Latency plays a fundamental role in the technology arms race. In the competitive market space of high-frequency trading, it has become a game of “how low can you go?”. Even a minute difference of a few milliseconds or even microseconds in latency can lead to a substantial competitive edge. Having a non-optimized latency can render entire trading strategies and algorithms worthless. Achieving success in high-frequency trading requires continuous latency optimization. Trading desks can win the race to zero by partnering with vendors who constantly implement improvements, innovations and new developments throughout the technology’s lifecycle. It is important to consider where latency matters the most and how it can be minimized. Whether it concerns a connection between a datacenter and an electronic exchange or between datacenters at multiple locations, the challenge is to map the ideal connection route.


Back in the day, traders looking a competitive edge would rent space next to the exchange and drill holes in the wall to eavesdrop. While practices like these do not take place anymore, the principle still stands. High-frequency trading can be executed from anywhere in the world, but the key to capitalizing on global market opportunities is proximity to local exchanges. Modern day traders rent space at datacenters that are located very near electronic exchanges. Datacenters have become cost-effective interconnection hubs for networks and services. For trading desks, their proximity to local electronic exchanges minimizes latency in transactions. There are 384 electronic exchanges around the world and— through datacenters—trading desks can seize opportunities in both existing and new markets. Leveraging worldwide exchanges allows trading desks to access and react to market movements around the world. This diversification helps traders mitigate risks as well as drive trade volume and revenues.

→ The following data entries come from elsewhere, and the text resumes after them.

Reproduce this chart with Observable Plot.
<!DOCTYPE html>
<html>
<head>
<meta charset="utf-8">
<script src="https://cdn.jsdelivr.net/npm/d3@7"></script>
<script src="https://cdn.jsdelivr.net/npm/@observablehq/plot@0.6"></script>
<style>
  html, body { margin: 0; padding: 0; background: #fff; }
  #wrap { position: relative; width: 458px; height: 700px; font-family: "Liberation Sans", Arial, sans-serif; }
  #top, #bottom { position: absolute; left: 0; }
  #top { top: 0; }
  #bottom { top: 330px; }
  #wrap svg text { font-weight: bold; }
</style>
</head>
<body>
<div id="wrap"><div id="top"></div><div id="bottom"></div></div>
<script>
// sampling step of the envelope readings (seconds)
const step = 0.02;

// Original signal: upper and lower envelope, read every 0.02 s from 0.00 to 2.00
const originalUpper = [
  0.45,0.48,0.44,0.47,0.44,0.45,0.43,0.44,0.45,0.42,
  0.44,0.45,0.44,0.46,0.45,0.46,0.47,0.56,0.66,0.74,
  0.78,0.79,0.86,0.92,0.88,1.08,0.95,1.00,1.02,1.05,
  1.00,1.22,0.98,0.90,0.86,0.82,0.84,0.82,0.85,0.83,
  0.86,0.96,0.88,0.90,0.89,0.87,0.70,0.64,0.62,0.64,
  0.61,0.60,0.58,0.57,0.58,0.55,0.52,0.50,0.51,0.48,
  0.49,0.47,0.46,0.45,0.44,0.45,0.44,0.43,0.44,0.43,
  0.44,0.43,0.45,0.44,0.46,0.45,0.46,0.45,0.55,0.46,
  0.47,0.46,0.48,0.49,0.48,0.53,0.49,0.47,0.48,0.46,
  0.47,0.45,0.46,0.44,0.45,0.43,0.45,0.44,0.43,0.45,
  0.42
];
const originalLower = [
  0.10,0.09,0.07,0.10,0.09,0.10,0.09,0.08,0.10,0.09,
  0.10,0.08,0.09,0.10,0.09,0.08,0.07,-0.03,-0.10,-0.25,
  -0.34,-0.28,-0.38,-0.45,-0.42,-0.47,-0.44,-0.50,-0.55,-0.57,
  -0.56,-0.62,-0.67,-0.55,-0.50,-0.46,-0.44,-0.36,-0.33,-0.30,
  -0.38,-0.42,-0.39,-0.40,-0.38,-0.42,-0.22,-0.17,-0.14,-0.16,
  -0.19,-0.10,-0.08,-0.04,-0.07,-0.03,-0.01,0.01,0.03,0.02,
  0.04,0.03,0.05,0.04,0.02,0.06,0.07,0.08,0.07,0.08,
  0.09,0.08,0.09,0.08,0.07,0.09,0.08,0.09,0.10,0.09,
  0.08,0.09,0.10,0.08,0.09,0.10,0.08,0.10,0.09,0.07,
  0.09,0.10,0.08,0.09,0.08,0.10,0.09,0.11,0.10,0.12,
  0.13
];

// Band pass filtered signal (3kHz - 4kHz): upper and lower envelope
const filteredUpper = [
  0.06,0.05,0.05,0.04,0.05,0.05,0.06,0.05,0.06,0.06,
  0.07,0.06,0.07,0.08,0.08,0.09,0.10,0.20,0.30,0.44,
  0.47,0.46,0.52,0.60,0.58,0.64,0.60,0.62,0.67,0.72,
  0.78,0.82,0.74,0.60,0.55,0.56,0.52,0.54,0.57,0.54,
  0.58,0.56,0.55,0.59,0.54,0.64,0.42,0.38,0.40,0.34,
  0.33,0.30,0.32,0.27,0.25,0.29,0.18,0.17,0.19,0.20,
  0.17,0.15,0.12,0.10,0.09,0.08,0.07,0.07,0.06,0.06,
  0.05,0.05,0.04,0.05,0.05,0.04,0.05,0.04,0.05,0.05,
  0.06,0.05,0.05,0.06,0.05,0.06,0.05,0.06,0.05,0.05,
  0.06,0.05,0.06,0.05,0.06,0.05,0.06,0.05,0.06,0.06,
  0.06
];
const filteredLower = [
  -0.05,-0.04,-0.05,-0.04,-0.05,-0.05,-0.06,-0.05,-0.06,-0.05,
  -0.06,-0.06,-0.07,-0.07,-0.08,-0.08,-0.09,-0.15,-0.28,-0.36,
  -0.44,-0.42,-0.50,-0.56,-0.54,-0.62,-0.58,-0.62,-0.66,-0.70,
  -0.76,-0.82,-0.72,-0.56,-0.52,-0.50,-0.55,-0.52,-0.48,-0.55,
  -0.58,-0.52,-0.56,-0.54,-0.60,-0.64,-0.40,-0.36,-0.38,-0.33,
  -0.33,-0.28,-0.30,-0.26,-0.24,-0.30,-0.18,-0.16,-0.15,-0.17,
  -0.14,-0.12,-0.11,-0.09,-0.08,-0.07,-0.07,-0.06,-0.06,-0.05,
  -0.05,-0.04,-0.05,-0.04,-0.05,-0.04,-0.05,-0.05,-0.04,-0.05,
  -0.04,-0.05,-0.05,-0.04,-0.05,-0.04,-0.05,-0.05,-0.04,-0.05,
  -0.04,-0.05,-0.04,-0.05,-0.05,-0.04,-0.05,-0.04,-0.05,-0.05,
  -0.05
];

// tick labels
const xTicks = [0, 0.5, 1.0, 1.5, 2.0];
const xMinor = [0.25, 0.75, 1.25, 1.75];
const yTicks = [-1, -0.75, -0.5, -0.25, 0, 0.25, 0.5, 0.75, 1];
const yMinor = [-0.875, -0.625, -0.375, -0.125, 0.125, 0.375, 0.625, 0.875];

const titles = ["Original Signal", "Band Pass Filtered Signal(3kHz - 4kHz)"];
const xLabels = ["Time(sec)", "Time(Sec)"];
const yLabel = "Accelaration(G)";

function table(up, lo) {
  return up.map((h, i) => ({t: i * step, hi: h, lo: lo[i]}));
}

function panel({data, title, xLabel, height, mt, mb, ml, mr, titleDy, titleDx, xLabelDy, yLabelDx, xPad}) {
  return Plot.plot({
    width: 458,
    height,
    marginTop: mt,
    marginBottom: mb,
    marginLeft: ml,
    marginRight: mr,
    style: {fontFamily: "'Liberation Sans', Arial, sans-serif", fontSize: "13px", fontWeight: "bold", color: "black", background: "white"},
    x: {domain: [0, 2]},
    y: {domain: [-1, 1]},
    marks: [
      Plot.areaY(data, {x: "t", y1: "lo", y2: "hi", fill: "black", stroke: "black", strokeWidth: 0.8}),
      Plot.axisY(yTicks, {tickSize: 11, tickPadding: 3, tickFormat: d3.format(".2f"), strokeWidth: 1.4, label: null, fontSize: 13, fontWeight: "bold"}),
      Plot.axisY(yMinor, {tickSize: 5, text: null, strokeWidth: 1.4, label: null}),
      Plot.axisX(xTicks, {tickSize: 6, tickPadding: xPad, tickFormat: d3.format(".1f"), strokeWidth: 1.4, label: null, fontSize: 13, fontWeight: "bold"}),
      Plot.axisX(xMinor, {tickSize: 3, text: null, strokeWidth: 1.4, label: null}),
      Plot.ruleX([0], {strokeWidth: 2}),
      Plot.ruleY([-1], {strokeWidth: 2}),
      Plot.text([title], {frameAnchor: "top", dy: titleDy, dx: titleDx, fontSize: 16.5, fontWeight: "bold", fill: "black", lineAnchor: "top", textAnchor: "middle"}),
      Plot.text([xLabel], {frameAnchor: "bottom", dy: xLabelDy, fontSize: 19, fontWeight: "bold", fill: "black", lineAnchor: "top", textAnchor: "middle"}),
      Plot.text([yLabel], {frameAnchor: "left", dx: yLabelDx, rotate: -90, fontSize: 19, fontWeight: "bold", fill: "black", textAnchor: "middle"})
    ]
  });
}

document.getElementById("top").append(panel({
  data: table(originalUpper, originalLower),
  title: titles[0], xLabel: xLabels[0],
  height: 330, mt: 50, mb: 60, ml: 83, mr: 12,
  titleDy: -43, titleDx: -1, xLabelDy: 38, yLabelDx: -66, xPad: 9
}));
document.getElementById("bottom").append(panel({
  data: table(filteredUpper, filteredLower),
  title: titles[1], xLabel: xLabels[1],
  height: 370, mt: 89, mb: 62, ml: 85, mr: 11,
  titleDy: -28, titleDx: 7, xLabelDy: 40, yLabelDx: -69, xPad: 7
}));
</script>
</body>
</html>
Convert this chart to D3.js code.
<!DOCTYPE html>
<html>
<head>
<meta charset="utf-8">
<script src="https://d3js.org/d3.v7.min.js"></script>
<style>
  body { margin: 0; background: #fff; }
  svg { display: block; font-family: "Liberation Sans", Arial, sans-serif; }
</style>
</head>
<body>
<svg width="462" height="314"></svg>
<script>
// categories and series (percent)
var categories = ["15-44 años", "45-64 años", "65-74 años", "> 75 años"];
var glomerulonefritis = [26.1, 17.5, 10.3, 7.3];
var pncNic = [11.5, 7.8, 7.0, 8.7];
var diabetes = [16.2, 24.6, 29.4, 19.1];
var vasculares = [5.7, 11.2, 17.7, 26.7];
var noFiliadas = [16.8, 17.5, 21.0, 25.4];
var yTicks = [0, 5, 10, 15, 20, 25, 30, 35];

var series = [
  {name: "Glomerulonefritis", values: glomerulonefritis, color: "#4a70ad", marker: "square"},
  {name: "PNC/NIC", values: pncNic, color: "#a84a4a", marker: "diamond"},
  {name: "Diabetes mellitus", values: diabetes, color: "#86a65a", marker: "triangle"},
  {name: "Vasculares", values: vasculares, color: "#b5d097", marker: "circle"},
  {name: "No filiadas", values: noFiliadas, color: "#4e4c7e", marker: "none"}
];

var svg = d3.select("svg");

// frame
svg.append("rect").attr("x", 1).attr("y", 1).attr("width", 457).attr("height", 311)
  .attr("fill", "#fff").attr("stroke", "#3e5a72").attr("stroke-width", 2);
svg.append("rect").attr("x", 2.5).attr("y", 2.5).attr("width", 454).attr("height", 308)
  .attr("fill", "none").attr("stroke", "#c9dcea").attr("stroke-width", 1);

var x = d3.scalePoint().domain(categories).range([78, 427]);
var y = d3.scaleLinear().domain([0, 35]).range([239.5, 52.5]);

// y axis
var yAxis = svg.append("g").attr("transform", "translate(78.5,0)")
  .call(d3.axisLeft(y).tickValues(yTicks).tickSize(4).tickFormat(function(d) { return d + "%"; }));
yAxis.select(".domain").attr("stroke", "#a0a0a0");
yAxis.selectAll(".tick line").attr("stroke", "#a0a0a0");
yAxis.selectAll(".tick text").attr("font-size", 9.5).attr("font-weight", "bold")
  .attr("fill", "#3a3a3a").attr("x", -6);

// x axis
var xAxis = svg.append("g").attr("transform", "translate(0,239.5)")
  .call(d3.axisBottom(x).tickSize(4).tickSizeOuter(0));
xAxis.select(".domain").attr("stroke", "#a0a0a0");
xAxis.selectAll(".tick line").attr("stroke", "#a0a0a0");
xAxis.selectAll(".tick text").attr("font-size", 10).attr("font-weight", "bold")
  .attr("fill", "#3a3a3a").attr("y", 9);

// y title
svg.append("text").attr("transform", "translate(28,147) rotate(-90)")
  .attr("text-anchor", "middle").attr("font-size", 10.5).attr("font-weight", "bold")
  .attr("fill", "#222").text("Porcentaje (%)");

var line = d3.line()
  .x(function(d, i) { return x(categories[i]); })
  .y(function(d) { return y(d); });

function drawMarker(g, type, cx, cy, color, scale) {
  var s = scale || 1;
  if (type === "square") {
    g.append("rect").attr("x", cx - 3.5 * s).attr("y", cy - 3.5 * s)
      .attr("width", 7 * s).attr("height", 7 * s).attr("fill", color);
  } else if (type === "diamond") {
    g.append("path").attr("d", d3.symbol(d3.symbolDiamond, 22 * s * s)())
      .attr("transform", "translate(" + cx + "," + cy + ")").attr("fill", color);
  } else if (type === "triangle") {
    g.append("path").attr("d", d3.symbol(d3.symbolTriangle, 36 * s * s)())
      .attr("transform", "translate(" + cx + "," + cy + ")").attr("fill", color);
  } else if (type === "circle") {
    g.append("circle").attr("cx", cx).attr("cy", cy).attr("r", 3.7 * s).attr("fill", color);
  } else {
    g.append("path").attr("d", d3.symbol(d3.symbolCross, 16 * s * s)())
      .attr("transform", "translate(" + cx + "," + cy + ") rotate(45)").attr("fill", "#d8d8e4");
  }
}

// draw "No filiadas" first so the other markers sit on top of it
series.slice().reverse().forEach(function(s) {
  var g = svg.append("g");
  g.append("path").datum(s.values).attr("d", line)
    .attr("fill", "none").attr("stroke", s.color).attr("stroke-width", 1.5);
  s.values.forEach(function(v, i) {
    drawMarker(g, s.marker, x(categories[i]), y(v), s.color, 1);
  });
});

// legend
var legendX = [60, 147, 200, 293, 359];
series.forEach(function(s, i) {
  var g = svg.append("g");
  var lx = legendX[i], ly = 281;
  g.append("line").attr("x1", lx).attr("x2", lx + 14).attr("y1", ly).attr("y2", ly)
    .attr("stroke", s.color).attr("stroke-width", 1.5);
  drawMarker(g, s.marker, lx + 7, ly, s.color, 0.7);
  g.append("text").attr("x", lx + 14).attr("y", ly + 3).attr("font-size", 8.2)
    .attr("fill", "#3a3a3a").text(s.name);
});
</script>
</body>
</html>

CARRIER-NEUTRALITY Today’s trading ecosystem consists of a multitude of companies who all play an important role in the entire process including trading desks, electronic exchanges, market data vendors, network operators and technology providers. One of the keys to maintaining and growing the symbiotic relationship between these parties is carrier-neutrality. Carrier-neutrality provides maximum choice as well as equal market access to all participants. This attracts a critical mass of parties that grows and diversifies. This gives incumbents an opportunity to grow future business operations through more choice of whom to partner with. The desire to gain a competitive edge through ever-increasing processing power, throughput and speed-to-market has made carrierneutrality a cornerstone concept in high-frequency trading. Considering the three factors (latency, globalization and carrier-neutrality), trading desks should consider neutral datacenters. Neutral datacenters are part of a worldwide network that is interconnected through low-latency, highavailability links. Proven solutions at one datacenter can be instantly replicated at another datacenter. This creates simplicity and cost-effectiveness for trading desks that are seeking to differentiate on global trading opportunities.